With experience teaching psychology across the undergraduate and postgraduate spectrum, Jemma has delivered lectures and workshops across a wide range of areas including social psychology, health psychology, positive psychology, and research methods and statistics. She currently delivers teaching in the area of individual differences. Jemma supervises both undergraduate and postgraduate student research projects linked to her own areas of teaching and research expertise.
Jemma's own research examines how individual differences impact upon our thinking and behaviour across a range of contexts. She has previously conducted research and/or supervised research projects in areas including body image, physical activity and dieting behaviour, compulsive buying, sociocultural pressures regarding the body, and attentional and cognitive bias. Her current research projects examine individual differences in emotional, cognitive and behavioural responses to viewing idealised bodies.
Jemma is a Chartered Psychologist, member of the British Psychological Society and Fellow of the Higher Education Academy.
Overview
Jemma's research interests concern how individual differences in a range of psychological factors impact upon our thinking and behaviour across various life contexts. For example, how do our feelings about our own competence, autonomy or social connectedness affect our decisions to eat healthily or to engage in physical activity? How does our tendency to make social comparisons impact upon our response to viewing idealised bodies? How do levels of materialism or relative deprivation affect views on credit card use and compulsive buying?

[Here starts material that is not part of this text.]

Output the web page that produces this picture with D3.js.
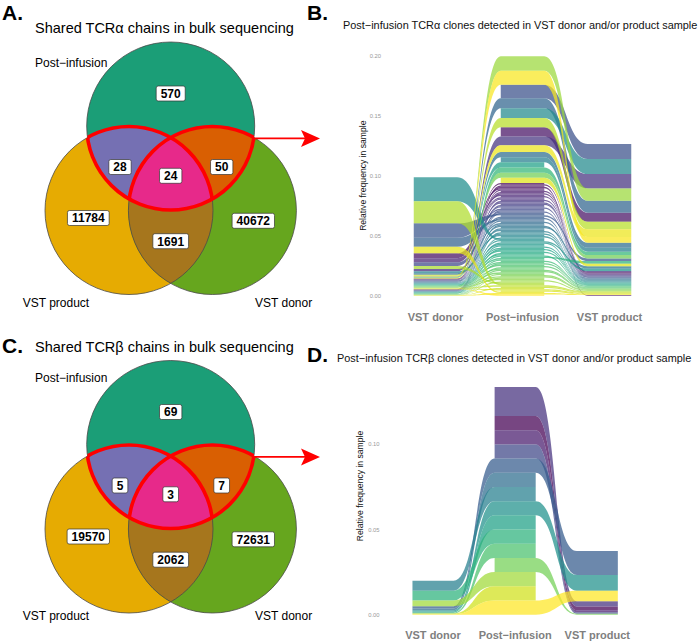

Her current research focuses on individual differences in emotional, cognitive and behavioural responses to viewing idealised bodies. This research examines how a range of factors, such as body satisfaction, social comparison, perceived sociocultural pressures, and internalisation of body ideals, affect the way that we react when we look at images of bodies that conform to current social ideals. These research interests stems from current concerns regarding the effects of viewing idealised bodies in the media.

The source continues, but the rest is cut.